At that point, lawyers had begun planning to move for Karmeier’s disqualification from a pending decision in a case involving State Farm.

In that case, Avery v. State Farm, a Williamson County judge and jury had awarded more than $1 billion to a class of policyholders.

Other items from 2005 include:

- A document of Jan. 22, with blanks under “to” and “from,” pertained to donations from parties in the Avery case.

- A document of Jan. 24, from Wojcieszak to lawyer Robert Clifford of Chicago, pertained to State Farm’s witness list.

- A document of Jan. 25, with blanks under “to” and “from,” pertained to State Farm’s contributions and hidden influence.

- Documents of Jan. 31 and Feb. 1, from Wojcieszak to Clifford, pertained to initial analysis and supplemental information.

Karmeier didn’t recuse himself from the Avery case, and the other Justices didn’t disqualify him.

Later that year, Karmeier joined a majority that reversed the Avery judgment.

Avery petitioned the Justices to reopen the case in 2011, claiming his lawyers found new evidence of State Farm’s involvement in Karmeier’s campaign.

The Justices denied the petition.

In 2012, Avery’s lawyers sued State Farm on behalf of a new lead plaintiff, Mark Hale of New York state.

Hale claimed State Farm led a conspiracy to overturn the judgment, and he sought to recover the full amount, add interest, and triple the damages.

He named State Farm employee William Shepherd and Illinois Civil Justice League director Ed Murnane as defendants.

State Farm moved to dismiss the suit, and District Judge David Herndon denied it.

State Farm petitioned Seventh Circuit appellate judges in Chicago to halt the proceedings, but they denied it.

Last year, after plaintiffs invoked privilege on research documents, State Farm counsel Patrick Cloud asked Williams for an order to produce them.

Cloud wrote that plaintiffs waived work product protection by presenting Wojcieszak and Reece as fact witnesses.

“Plaintiffs’ legal theory is largely based on information allegedly learned by plaintiffs’ counsel through Reece’s, Wojcieszak’s, and Denton’s supposed research and investigation,” he wrote.

He wrote that in the complaint and in submissions to the court, plaintiffs squarely placed at issue what their counsel knew and when they knew it.

Williams quickly denied privilege to documents he classified as public relations, and others he set aside for careful study.

“The court has now completed an exhaustive review,” he wrote on Sept. 28.

Williams wrote that waiver of protection is reserved for unusual situations requiring further disclosure, “in order to prevent a selective and misleading presentation of evidence to the disadvantage of the adversary.”

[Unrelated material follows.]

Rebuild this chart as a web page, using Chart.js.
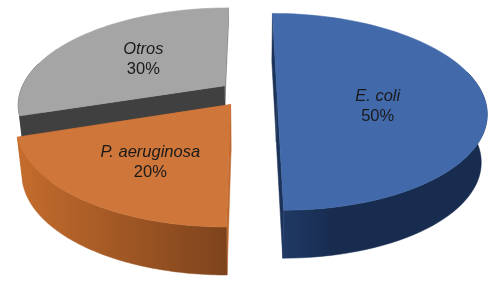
<!DOCTYPE html>
<html>
<head>
<meta charset="utf-8">
<style>
html,body{margin:0;padding:0;background:#fff}
canvas{display:block}
</style>
<script src="https://cdn.jsdelivr.net/npm/chart.js@4/dist/chart.umd.min.js"></script>
</head>
<body>
<canvas id="grafico" width="497" height="284"></canvas>
<script>
// data
const especies = ["E. coli","P. aeruginosa","Otros"];
const valores = [50,20,30];

// colors
const coresTopo = ["#426aab","#cf763a","#a5a5a5"];
const coresFace = ["#1c3359","#c0692f","#404040"];
const coresFace2 = ["#1c3359","#c0692f","#7f7f7f"];
const gradLateral = [
  [[0,"#213c69"],[0.28,"#182c50"],[1,"#182c50"]],
  [[0,"#c46c2d"],[1,"#7d431c"]],
  [[0,"#404040"],[1,"#404040"]]
];

// how far the second cut face goes down (the grey one is only a sliver)
const fundoFace2 = [1,1,0.3];

// label placement along the slice
const rotuloRaio = [0.49,0.58,0.535];
const rotuloDy = [13,7,1.5];

// fake 3D view: plane coords go through a perspective divide
const vista = {cx:248,cy:93.5,rx:205.5,ry:95,k:0.186,depth:48,baseScale:0.975};

function projeta(ang,r,o,base){
  const u = Math.cos(ang)*r+o[0], v = Math.sin(ang)*r+o[1];
  const w = 1-vista.k*v;
  const s = base ? vista.baseScale : 1;
  return [vista.cx+vista.rx*u/w*s, vista.cy+vista.ry*v/w+(base?vista.depth:0)];
}

function curva(ang0,ang1,o,base){
  const pts = [];
  for(let i=0;i<=80;i++){
    pts.push(projeta(ang0+(ang1-ang0)*i/80,1,o,base));
  }
  return pts;
}

function mistura(p,q,t){
  return [p[0]+(q[0]-p[0])*t, p[1]+(q[1]-p[1])*t];
}

function poligono(ctx,pts,fill){
  ctx.beginPath();
  pts.forEach((p,i)=> i ? ctx.lineTo(p[0],p[1]) : ctx.moveTo(p[0],p[1]));
  ctx.closePath();
  ctx.fillStyle = fill;
  ctx.fill();
  ctx.strokeStyle = fill;
  ctx.lineWidth = 0.5;
  ctx.stroke();
}

function deslocamento(a){
  const meio = (a.startAngle+a.endAngle)/2;
  const d = a.options.offset/vista.rx;
  return [Math.cos(meio)*d, Math.sin(meio)*d];
}

const pizza3d = {
  id:"pizza3d",
  beforeDatasetsDraw(chart){
    const ctx = chart.ctx;
    const arcos = chart.getDatasetMeta(0).data;
    // back to front
    [2,0,1].forEach(i=>{
      const a = arcos[i];
      const o = deslocamento(a);
      const apice = projeta(0,0,o,false);
      const apiceBase = projeta(0,0,o,true);
      const topo = curva(a.startAngle,a.endAngle,o,false);
      const base = curva(a.startAngle,a.endAngle,o,true);
      const t = fundoFace2[i];

      // cut faces
      poligono(ctx,[apice,topo[0],base[0],apiceBase],coresFace[i]);
      poligono(ctx,[apice,topo[80],mistura(topo[80],base[80],t),mistura(apice,apiceBase,t)],coresFace2[i]);

      // outer wall, only the part turned towards the viewer
      const frente = j => Math.sin(a.startAngle+(a.endAngle-a.startAngle)*j/80) > -0.25;
      const paredeTopo = topo.filter((p,j)=>frente(j));
      const paredeBase = base.filter((p,j)=>frente(j));
      const xs = topo.map(p=>p[0]);
      const g = ctx.createLinearGradient(Math.min(...xs),0,Math.max(...xs),0);
      gradLateral[i].forEach(s=>g.addColorStop(s[0],s[1]));
      poligono(ctx,paredeTopo.concat(paredeBase.reverse()),g);

      // top
      poligono(ctx,[apice].concat(topo),coresTopo[i]);
    });

    ctx.fillStyle = "#1a1a1a";
    ctx.textAlign = "center";
    ctx.textBaseline = "middle";
    arcos.forEach((a,i)=>{
      const meio = (a.startAngle+a.endAngle)/2;
      const p = projeta(meio,rotuloRaio[i],deslocamento(a),false);
      ctx.font = 'italic 16.5px "Liberation Sans"';
      ctx.fillText(especies[i],p[0],p[1]+rotuloDy[i]-10);
      ctx.font = '16.5px "Liberation Sans"';
      ctx.fillText(valores[i]+"%",p[0],p[1]+rotuloDy[i]+10);
    });
    return false;
  }
};

new Chart(document.getElementById("grafico"),{
  type:"pie",
  data:{
    labels:especies,
    datasets:[{
      data:valores,
      backgroundColor:coresTopo,
      borderWidth:0,
      offset:29
    }]
  },
  options:{
    responsive:false,
    animation:false,
    plugins:{legend:{display:false},tooltip:{enabled:false}}
  },
  plugins:[pizza3d]
});
</script>
</body>
</html>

He wrote that waiver extends to information only if the waiver is intentional, if the disclosed and undisclosed information concern the same subject, and if they ought in fairness to be considered together.

Williams found State Farm passed all three tests.

He wrote that large portions of the documents related to the same subject as the affidavits, generally extending to all aspects of Karmeier’s campaign.

He wrote that he generally eliminated drafts of affidavits, pleadings, strategy discussions of researchers, and duplicate documents.

An Oct. 20 hearing on a discovery dispute is planned.